The “travel ban” was the subject of immense discussion and was challenged in the court system throughout the course of the year. In October 2017, the president issued a new executive order with both new and continued restrictions on the entry of refugees into the United States from eleven specific countries. You can read this most recent executive order in its entirety here. This order was also challenged in federal court, specifically regarding the barring of vetted refugees with a “bona fide” relationship (spouse or children) to someone already admitted to the U.S. The Supreme Court is set to hear the case and make a final ruling by June 2018.
How have the executive orders and resulting “bans” affected refugee resettlement?
The executive orders, the resulting court cases, and the “bans” that went into effect resulted in an exceedingly erratic pattern of refugee arrivals in fiscal year 2017. Predicted arrival numbers for individual resettlement locations were fluctuating on a weekly or even daily basis, putting resettlement agencies in a state of constant disruption and reevaluation. Funding for refugee resettlement agencies is based on refugee arrivals. With far fewer arrivals than expected, resettlement agencies were left scrambling to find adequate funding to maintain staff and to continue offering beneficial programs for the existing refugee community.
The “refugee ceiling” is a number set each year by the president to determine the maximum number of refugees that will be allowed to enter the United States. The original refugee ceiling for 2017 was set at 110,000. The number was revised to 50,000 by the presidential executive orders in early 2017. The actual number of refugees who entered the country in fiscal year 2017 was 53,716.
The refugee ceiling for 2018 was set at 45,000 – the lowest number by far since the formalization of the U.S. Refugee Resettlement Program. In the first fiscal quarter (October 2017 to December 2017), only 5,323 refuges had been admitted to the U.S. If the current pace is maintained, total refugee arrivals will be far below the 45,000 ceiling for the year.
You can view a history of the refugee ceiling for each year since 1980 here.

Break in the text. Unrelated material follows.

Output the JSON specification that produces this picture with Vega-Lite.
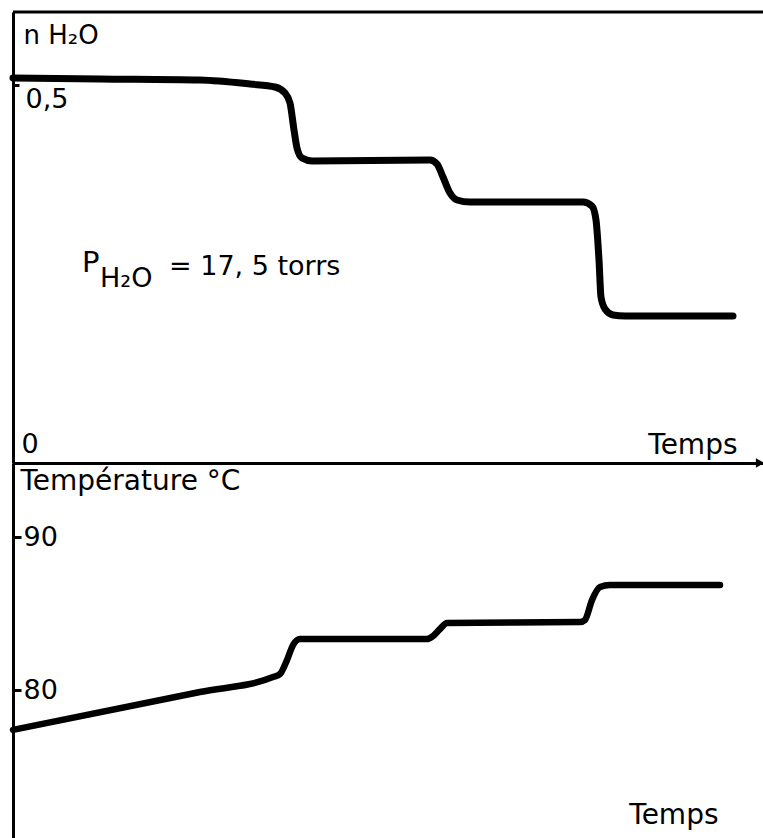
{
  "$schema": "https://vega.github.io/schema/vega-lite/v6.json",
  "padding": {"left": 9, "top": 10, "right": 0, "bottom": 0},
  "spacing": 0,
  "bounds": "flush",
  "config": {
    "view": {"stroke": null},
    "font": "DejaVu Sans",
    "axis": {"grid": false, "domainColor": "black", "tickColor": "black", "labelColor": "black", "titleColor": "black", "titleFontWeight": "normal"}
  },
  "datasets": {
    "water": [
      {"t": 0, "n": 0.5093}, {"t": 87, "n": 0.5080}, {"t": 187, "n": 0.5066}, {"t": 237, "n": 0.5013},
      {"t": 262, "n": 0.4974}, {"t": 272, "n": 0.4894}, {"t": 277, "n": 0.4762}, {"t": 281, "n": 0.4405},
      {"t": 284, "n": 0.4167}, {"t": 289, "n": 0.4034}, {"t": 299, "n": 0.3995}, {"t": 417, "n": 0.4008},
      {"t": 424, "n": 0.3955}, {"t": 430, "n": 0.3783}, {"t": 437, "n": 0.3571}, {"t": 444, "n": 0.3479},
      {"t": 457, "n": 0.3452}, {"t": 570, "n": 0.3452}, {"t": 579, "n": 0.3399}, {"t": 583, "n": 0.3214},
      {"t": 586, "n": 0.2685}, {"t": 588, "n": 0.2196}, {"t": 592, "n": 0.2037}, {"t": 600, "n": 0.1958},
      {"t": 612, "n": 0.1944}, {"t": 720, "n": 0.1944}
    ],
    "temp": [
      {"t": 0, "T": 77.40}, {"t": 187, "T": 79.87}, {"t": 260, "T": 80.85}, {"t": 267, "T": 81.05},
      {"t": 274, "T": 81.96}, {"t": 280, "T": 82.94}, {"t": 287, "T": 83.33}, {"t": 414, "T": 83.33},
      {"t": 420, "T": 83.53}, {"t": 427, "T": 83.99}, {"t": 434, "T": 84.38}, {"t": 567, "T": 84.44},
      {"t": 572, "T": 84.58}, {"t": 579, "T": 85.88}, {"t": 587, "T": 86.73}, {"t": 597, "T": 86.86},
      {"t": 707, "T": 86.86}
    ],
    "one": [{"k": 1}]
  },
  "vconcat": [
    {
      "width": 750,
      "height": 451,
      "layer": [
        {
          "data": {"name": "water"},
          "mark": {"type": "line", "interpolate": "monotone", "strokeWidth": 7, "color": "black", "strokeCap": "round", "strokeJoin": "round"},
          "encoding": {
            "x": {
              "field": "t", "type": "quantitative",
              "scale": {"domain": [0, 750], "nice": false, "zero": false},
              "axis": {
                "title": "Temps", "titleFontSize": 28, "titleX": 724, "titleY": -10,
                "titleAlign": "right", "titleBaseline": "alphabetic", "titleAngle": 0,
                "labels": false, "ticks": false, "domainWidth": 3
              }
            },
            "y": {
              "field": "n", "type": "quantitative",
              "scale": {"domain": [0, 0.5966], "nice": false},
              "axis": {
                "values": [0, 0.5],
                "title": "n H₂O", "titleAngle": 0, "titleAlign": "left", "titleBaseline": "top",
                "titleX": 10, "titleY": 10, "titleFontSize": 26,
                "tickSize": -6, "tickWidth": 3,
                "labelExpr": "datum.value == 0 ? '0' : replace(format(datum.value, '.1f'), '.', ',')",
                "labelAlign": "left",
                "labelPadding": {"condition": {"test": "datum.value == 0", "value": -2}, "value": -6},
                "labelFontSize": 27,
                "labelBaseline": "alphabetic",
                "labelOffset": {"condition": {"test": "datum.value == 0", "value": -11}, "value": 22},
                "domainWidth": 3
              }
            }
          }
        },
        {
          "data": {"name": "one"},
          "mark": {"type": "rule", "strokeWidth": 3, "color": "black"},
          "encoding": {"y": {"datum": 0.5966}}
        },
        {
          "data": {"name": "one"},
          "mark": {"type": "point", "shape": "triangle-right", "filled": true, "size": 90, "color": "black", "opacity": 1},
          "encoding": {"x": {"datum": 747}, "y": {"datum": 0}}
        },
        {
          "data": {"name": "one"},
          "mark": {"type": "text", "text": "P", "fontSize": 29, "align": "left", "baseline": "alphabetic", "color": "black"},
          "encoding": {"x": {"datum": 69}, "y": {"datum": 0.2526}}
        },
        {
          "data": {"name": "one"},
          "mark": {"type": "text", "text": "H₂O", "fontSize": 27, "align": "left", "baseline": "alphabetic", "color": "black"},
          "encoding": {"x": {"datum": 87}, "y": {"datum": 0.2328}}
        },
        {
          "data": {"name": "one"},
          "mark": {"type": "text", "text": "= 17, 5  torrs", "fontSize": 27, "align": "left", "baseline": "alphabetic", "color": "black"},
          "encoding": {"x": {"datum": 156}, "y": {"datum": 0.2487}}
        }
      ]
    },
    {
      "width": 750,
      "height": 375,
      "data": {"name": "temp"},
      "mark": {"type": "line", "interpolate": "monotone", "strokeWidth": 6.5, "color": "black", "strokeCap": "round", "strokeJoin": "round"},
      "encoding": {
        "x": {
          "field": "t", "type": "quantitative",
          "scale": {"domain": [0, 750], "nice": false, "zero": false},
          "axis": {
            "title": "Temps", "titleFontSize": 28, "titleX": 705, "titleY": -15,
            "titleAlign": "right", "titleBaseline": "alphabetic", "titleAngle": 0,
            "labels": false, "ticks": false, "domain": false
          }
        },
        "y": {
          "field": "T", "type": "quantitative",
          "scale": {"domain": [70.33, 94.84], "nice": false, "zero": false},
          "axis": {
            "values": [80, 90],
            "title": "Température °C", "titleAngle": 0, "titleAlign": "left", "titleBaseline": "top",
            "titleX": 7, "titleY": 4, "titleFontSize": 28,
            "tickSize": -8, "tickWidth": 3,
            "labelAlign": "left", "labelPadding": -2, "labelFontSize": 27,
            "labelBaseline": "middle",
            "domainWidth": 3
          }
        }
      }
    }
  ]
}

What was Tucson Refugee Ministry’s response to the initial executive order in January 2017?
We originally released this statement:
“We are saddened and concerned by the recent executive order halting refugee resettlement and banning Syrian refugees from entering the United States. Although the ban has been temporarily lifted, it has already created an atmosphere of fear and misunderstandings about refugees and other immigrants.
The potential of terrorism is a realistic concern, and we acknowledge the fear this generates. While we should put measures in place to protect our nation, we can value security while also welcoming refugees. We can acknowledge that refugees are people fleeing situations of violence, oppression, and injustice, and welcome those individuals who have passed the already strict security screenings. A fear of terrorism ought not rationalize a fear of refugees. We believe that safety and compassion are not mutually exclusive. We stand with refugees around the world who are vulnerable and victimized.
We at Tucson Refugee Ministry remain steadfast in welcoming refugees with love and compassion. We believe that this is what God calls us to do – to love God, and to love our neighbor. We pray that the Church – God’s people – will rise up to be a source of hope to refugees at this time.”